Teraz sytuacja wygląda inaczej, a poszczególne warianty Xboxa One są najczęściej tańsze od konkurencji z Japonii. Na szczęście Sony pod koniec generacji poszło po rozum do głowy i Playstation 4 (oraz Pro) w końcu są tańsze o kilkaset złotych.
Nowa generacja zaoferuje znaczące ulepszenia względem poprzedników. Gdy zastanawiałem się, którą konsolę wybrać - Playstation 5 vs Xbox Series X, zwracałem uwagę na kosztowne nowości. Wśród nich dysk SSD, dedykowane jednostki dla technologii śledzenia promieni czy procesor oraz karta graficzna od AMD w 7-nanometrowym procesie litograficznym. Najpewniej ceny nowych konsol będą zaniżone, a korporacje odbiją sobie te koszty na prowizji z gier.
Jakie ceny zaoferują Sony i Microsoft? Do ciekawych informacji dotarł Michael Pachter. Podczas rozmowy z Geoffem Keighley na Periscope analityk rynku zasugerował, że Microsoft obniży cenę konsoli mocniej, aniżeli zrobi to Sony.
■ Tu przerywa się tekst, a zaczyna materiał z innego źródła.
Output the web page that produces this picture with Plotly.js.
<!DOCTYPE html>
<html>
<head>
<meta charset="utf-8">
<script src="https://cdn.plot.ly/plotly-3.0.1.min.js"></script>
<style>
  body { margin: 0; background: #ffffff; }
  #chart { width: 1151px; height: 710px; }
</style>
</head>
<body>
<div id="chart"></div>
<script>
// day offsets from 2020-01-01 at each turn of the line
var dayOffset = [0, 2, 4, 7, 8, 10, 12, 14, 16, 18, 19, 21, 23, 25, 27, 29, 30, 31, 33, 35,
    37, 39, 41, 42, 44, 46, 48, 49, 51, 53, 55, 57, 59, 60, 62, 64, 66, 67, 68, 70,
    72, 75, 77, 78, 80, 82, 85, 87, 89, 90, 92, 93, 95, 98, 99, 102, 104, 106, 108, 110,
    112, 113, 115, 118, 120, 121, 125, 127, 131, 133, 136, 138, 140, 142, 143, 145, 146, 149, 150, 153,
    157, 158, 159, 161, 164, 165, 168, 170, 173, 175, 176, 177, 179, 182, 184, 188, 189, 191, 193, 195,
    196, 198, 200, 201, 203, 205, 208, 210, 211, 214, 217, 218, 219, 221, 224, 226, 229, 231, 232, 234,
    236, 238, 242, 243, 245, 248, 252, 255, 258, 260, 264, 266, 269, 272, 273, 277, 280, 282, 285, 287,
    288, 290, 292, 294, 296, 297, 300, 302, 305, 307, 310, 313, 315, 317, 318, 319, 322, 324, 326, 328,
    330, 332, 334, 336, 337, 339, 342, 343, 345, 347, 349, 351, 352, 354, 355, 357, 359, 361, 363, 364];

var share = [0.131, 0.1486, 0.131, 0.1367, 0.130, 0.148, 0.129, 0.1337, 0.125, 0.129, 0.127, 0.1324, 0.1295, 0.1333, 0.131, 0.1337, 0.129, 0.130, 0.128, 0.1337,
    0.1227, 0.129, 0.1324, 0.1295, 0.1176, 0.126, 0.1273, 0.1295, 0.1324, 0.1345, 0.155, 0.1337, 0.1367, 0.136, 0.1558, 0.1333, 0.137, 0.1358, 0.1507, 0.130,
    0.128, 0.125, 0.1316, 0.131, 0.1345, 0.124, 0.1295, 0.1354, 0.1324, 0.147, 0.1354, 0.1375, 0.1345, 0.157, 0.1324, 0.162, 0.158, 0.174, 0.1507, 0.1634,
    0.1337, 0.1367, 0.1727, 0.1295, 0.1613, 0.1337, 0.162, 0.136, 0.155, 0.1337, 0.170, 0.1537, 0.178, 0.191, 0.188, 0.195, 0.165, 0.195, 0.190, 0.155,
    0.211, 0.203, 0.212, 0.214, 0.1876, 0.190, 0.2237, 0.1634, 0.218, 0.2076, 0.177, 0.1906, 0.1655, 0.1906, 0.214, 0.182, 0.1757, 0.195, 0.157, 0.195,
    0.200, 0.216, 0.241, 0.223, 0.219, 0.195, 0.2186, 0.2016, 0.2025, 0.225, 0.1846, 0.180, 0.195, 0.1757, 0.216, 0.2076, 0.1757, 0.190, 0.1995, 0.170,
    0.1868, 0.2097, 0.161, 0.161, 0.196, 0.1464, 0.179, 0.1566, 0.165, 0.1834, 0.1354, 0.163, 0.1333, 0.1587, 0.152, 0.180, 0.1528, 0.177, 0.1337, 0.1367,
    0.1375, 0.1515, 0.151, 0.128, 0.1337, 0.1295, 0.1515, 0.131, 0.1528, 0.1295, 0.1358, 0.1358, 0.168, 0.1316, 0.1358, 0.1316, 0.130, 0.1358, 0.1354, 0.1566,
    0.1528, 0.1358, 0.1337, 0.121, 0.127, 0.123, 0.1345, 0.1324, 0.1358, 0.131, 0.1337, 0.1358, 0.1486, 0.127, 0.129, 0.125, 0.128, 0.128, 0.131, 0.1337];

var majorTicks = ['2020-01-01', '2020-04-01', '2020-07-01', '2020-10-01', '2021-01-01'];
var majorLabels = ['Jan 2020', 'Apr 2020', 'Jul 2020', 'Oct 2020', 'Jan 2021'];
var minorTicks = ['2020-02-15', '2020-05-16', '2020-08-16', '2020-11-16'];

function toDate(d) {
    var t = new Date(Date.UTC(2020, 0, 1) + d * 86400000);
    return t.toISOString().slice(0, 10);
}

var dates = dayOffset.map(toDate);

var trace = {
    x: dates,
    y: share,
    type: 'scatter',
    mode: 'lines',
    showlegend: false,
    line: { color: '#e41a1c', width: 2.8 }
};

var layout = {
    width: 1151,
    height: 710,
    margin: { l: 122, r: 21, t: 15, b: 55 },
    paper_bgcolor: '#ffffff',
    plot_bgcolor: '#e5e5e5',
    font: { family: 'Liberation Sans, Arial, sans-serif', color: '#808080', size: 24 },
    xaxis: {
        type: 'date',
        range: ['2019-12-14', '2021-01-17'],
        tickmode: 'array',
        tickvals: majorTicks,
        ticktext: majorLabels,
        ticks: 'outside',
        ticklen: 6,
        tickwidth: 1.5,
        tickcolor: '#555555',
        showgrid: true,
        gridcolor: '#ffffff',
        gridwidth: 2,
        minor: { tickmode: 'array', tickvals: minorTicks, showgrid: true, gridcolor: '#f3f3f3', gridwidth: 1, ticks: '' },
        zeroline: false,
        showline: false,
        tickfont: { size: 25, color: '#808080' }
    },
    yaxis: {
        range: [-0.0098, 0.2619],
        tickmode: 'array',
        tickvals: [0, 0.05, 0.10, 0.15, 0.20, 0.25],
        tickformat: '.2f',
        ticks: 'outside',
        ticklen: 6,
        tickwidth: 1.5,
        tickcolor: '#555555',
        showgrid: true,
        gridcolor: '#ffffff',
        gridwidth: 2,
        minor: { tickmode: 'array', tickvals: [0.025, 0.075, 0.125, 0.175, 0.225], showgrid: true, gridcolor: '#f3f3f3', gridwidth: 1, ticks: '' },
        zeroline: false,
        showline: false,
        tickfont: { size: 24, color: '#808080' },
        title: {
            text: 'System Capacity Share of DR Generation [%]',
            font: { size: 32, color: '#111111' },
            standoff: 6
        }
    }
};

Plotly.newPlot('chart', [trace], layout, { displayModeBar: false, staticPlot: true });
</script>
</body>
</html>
Według Pachtera prawdopodobnie Sony wyceni konsolę na 500 dolarów. Ma ku temu dobre powody, w końcu PS5 ma być szybsze od nowego Xboxa - tak twierdzi inżynier Cryteka. Ponadto baza graczy z konsolą PS4 jest znacznie większa, a ekskluzywne gry na PS4 rzadziej pojawiają się na PC.
Microsoft musi więc zaryzykować i zdaniem Pachtera Xbox Series X będzie kosztował 400 dolarów na start. To o tyle ciekawa strategia, że zarówno Xbox One, jak i Xbox One X debiutowały w cenie 500 dolarów. Amerykanie mogą sobie na to pozwolić - mają inne, prężnie działające usługi, które pozwolą zamortyzować koszty. Ostatnio Microsoft zainwestował miliard dolarów w Polsce, a na amerykańskiej giełdzie akcje firmy utrzymują wysoki kurs.
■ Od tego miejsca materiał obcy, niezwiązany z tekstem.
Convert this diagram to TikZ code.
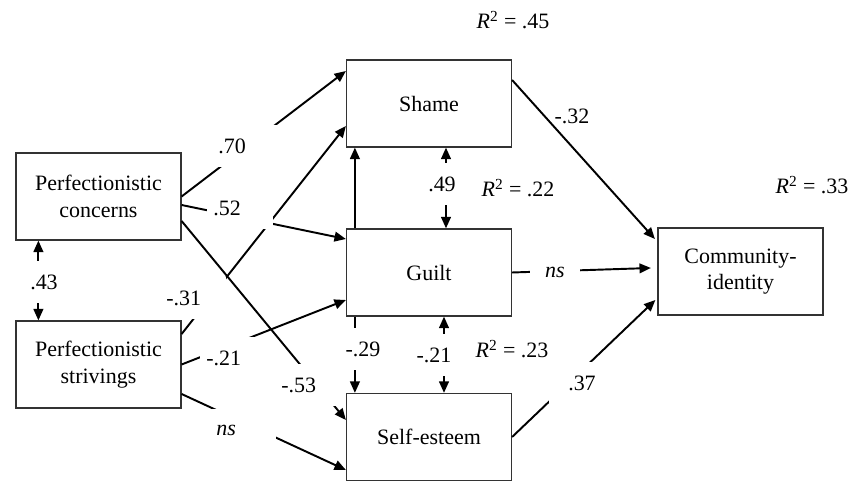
\documentclass[tikz,border=0pt]{standalone}
\usepackage{fontspec}
\setmainfont{Liberation Serif}
\usetikzlibrary{arrows.meta}

\newcommand{\lbfont}{\fontsize{12.5}{15.2}\selectfont}

\begin{document}
\begin{tikzpicture}[x=0.02cm, y=-0.02cm,
  var/.style={draw=black!80, line width=0.7pt, minimum width=3.3cm,
    minimum height=1.74cm, align=center, font=\lbfont, inner sep=0pt},
  link/.style={line width=1.1pt, -{Triangle[length=6.5pt,width=5.5pt]}},
  mutual/.style={line width=1.1pt,
    {Triangle[length=6.5pt,width=5.5pt]}-{Triangle[length=6.5pt,width=5.5pt]}},
  coef/.style={fill=white, font=\lbfont, text width=1.08cm, align=left,
    inner xsep=0.12cm, inner ysep=0pt, minimum height=0.84cm, anchor=west},
  vcoef/.style={fill=white, font=\lbfont, inner xsep=1.5pt, inner ysep=0pt,
    minimum height=0.84cm},
  rsq/.style={font=\lbfont}]
  \useasboundingbox (0,0) rectangle (860,482);

  %% variables
  \node[var] (pc)    at (98.5,196.5) {Perfectionistic\\concerns};
  \node[var] (ps)    at (98.5,364.5) {Perfectionistic\\strivings};
  \node[var] (shame) at (429,103.5)  {Shame};
  \node[var] (guilt) at (429,272.5)  {Guilt};
  \node[var] (se)    at (429,437)    {Self-esteem};
  \node[var] (ci)    at (740.5,271.5) {Community-\\identity};

  %% paths from the perfectionism dimensions
  \draw[link] (pc.east) -- ([yshift=0.65cm]shame.west);
  \draw[link] ([yshift=0.61cm]ps.east) -- ([yshift=-0.45cm]shame.west);
  \draw[link] ([yshift=-0.17cm]pc.east) -- ([yshift=0.67cm]guilt.west);
  \draw[link] (ps.east) -- ([yshift=-0.55cm]guilt.west);
  \draw[link] ([yshift=-0.49cm]pc.east) -- ([yshift=0.34cm]se.west);
  \draw[link] ([yshift=-0.59cm]ps.east) -- ([yshift=-0.66cm]se.west);

  %% paths to community identity
  \draw[link] ([yshift=0.47cm]shame.east) -- ([xshift=-0.05cm, yshift=0.65cm]ci.west);
  \draw[link] (guilt.east) -- ([xshift=-0.13cm, yshift=0.07cm]ci.west);
  \draw[link] (se.east) -- ([xshift=-0.04cm, yshift=-0.57cm]ci.west);

  %% paths among the mediators
  \draw[link] ([xshift=0.18cm]guilt.north west) -- ([xshift=0.18cm]shame.south west);
  \draw[link] ([xshift=0.18cm]guilt.south west) -- ([xshift=0.18cm]se.north west);
  \draw[mutual] ([xshift=0.34cm]shame.south) -- ([xshift=0.34cm]guilt.north);
  \draw[mutual] ([xshift=0.3cm]guilt.south) -- ([xshift=0.3cm]se.north);
  \draw[mutual] ([xshift=0.46cm]pc.south west) -- ([xshift=0.46cm]ps.north west);

  %% coefficients
  \node[coef] (c70) at (212,146) {.70};
  \node[coef] (c52) at (207,208) {.52};
  \node[coef] (c31) at (160,298) {-.31};
  \node[coef] (c21) at (200,358) {-.21};
  \node[coef] (cns) at (210,430) {\textit{ns}};
  \node[coef] (c53) at (275,385) {-.53};
  \node[coef, anchor=center, align=center] (c37) at (582,383) {.37};
  \node[coef, anchor=center, align=center, text width=0.78cm] (cgns) at (555,272) {\textit{ns}};
  \node[rsq] (c32) at (572,116) {-.32};

  \node[vcoef] (c43)  at (44,282)  {.43};
  \node[vcoef] (c49)  at (442,184) {.49};
  \node[vcoef] (cg21) at (434,355) {-.21};
  \node[vcoef] (c29)  at (363,349) {-.29};

  %% explained variance
  \node[rsq] (r45) at (513,20)  {\textit{R}\textsuperscript{2} = .45};
  \node[rsq] (r22) at (518,188) {\textit{R}\textsuperscript{2} = .22};
  \node[rsq] (r23) at (512,349) {\textit{R}\textsuperscript{2} = .23};
  \node[rsq] (r33) at (812,185) {\textit{R}\textsuperscript{2} = .33};
\end{tikzpicture}
\end{document}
Poza tym, firma z Redmond odbije sobie cenę konsoli na dedykowanych dyskach współtworzonych z Seagate. W końcu 1 TB powinniśmy zapełnić grami dość szybko, zwłaszcza że te będą pochodziły także z obecnej generacji.
Zastanawia tylko jedno: jeśli Xbox Series X ma kosztować 400 dolarów, to jak nisko wyceniony będzie Xbox Series S, który zostanie pokazany w maju? Jedno jest pewne - na konsolowym poletku wojna rozegra się nie tylko w temacie gier, ale i cen.